All quotes from Alan Watts’

The whole universe emerges from the present right now. It’s all beginning now. We are present at this moment at the beginning of creation, and the past is echoes going back; echoes in the corridors of your mind. And the past is, in fact, present.

If you can’t have self without other, or yang without yin, or front without back, or the knowledge of voluntary action without the experience of what involuntarily happens, then it indicates that there’s a conspiracy going on. In other words, these two are different, but esoterically and secretly the same.

Being enlightened—in the Buddhist sense of the word—is a sort of calamity, because you found out the ruse which you were playing on yourself: you found out that the universe is a system which creeps up on itself and says BOO! and then laughs at itself for jumping. In other words, it is a self-surprising arrangement so as to avoid the monotony and boredom of knowing everything in advance. So you and I have all conspired with ourselves to pretend that we’re not really God—but of course we are! That’s perfectly obvious! We’re all apertures through which the universe is looking at itself.

Nobody knows and cannot possibly say why a mountain is beautiful. In art school, where they try to teach one to do beautiful things, they all eventually find it’s perfectly unteachable.

They always saw man in the context of nature. They did not see man as the ruler of nature, or as something independent of nature. They didn’t see the organism except in relation to its environment.

Once, when a G. I. was visiting Picasso during the liberation of France, he said he could not understand his paintings. “Why did you paint a person looking from the side and from the front at the same time?” And Picasso said, “Do you have a girlfriend?” He said, “Yes.” “Have you got a picture with you?” He said, “Yes.” He pulled out his wallet and showed a photograph of his girlfriend. And Picasso looked at it in astonishment and said, “Is she so small?”

It is the element of surprise somewhere, somehow—of not knowing how it’s done—that is essential to beauty.
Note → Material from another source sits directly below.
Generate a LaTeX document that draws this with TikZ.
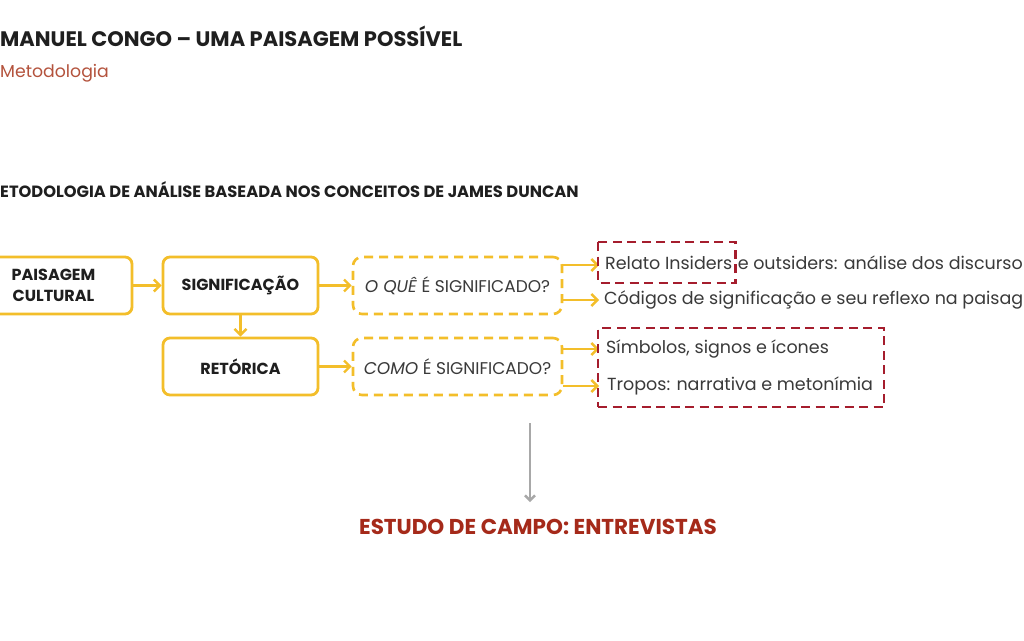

There is no past and there is no future, and there is no difference between yourself and the sound you’re hearing. It’s all one. So there is a process going on, but nobody is being processed. There is just a process. That’s you.

In that state of pure listening without naming, you cannot tell the difference between the universe and your action upon it. That’s kinda scary.

When we experience the world simply as a happening, we’re apt to say, “Well, hell, who’s in charge around here?” Because we always think somebody has to be in charge. I mean, doesn’t somebody have to be in charge to make things go the right way, or to make anything happen at all? I mean, don’t you need a bit of a shove? Mustn’t there be some primordial source of energy to goose the whole thing into being? No, there doesn’t. All that is a military image of nature where somebody’s in command.

Another thing about the freeway is that you must be going somewhere. You can’t be purposeless on a freeway. You can’t wander. You can’t even wander in the suburbs. Because if you go out on foot and start wandering, a police car will come and say, “Where are you going?” And if you’re not going anywhere, well, you’re obviously suspicious. So you have to be walking a dog, or jogging, or doing something important. Otherwise you’re a deeply suspicious character!

The passion to control everything, to predict everything, to square everything off, is destructive of life.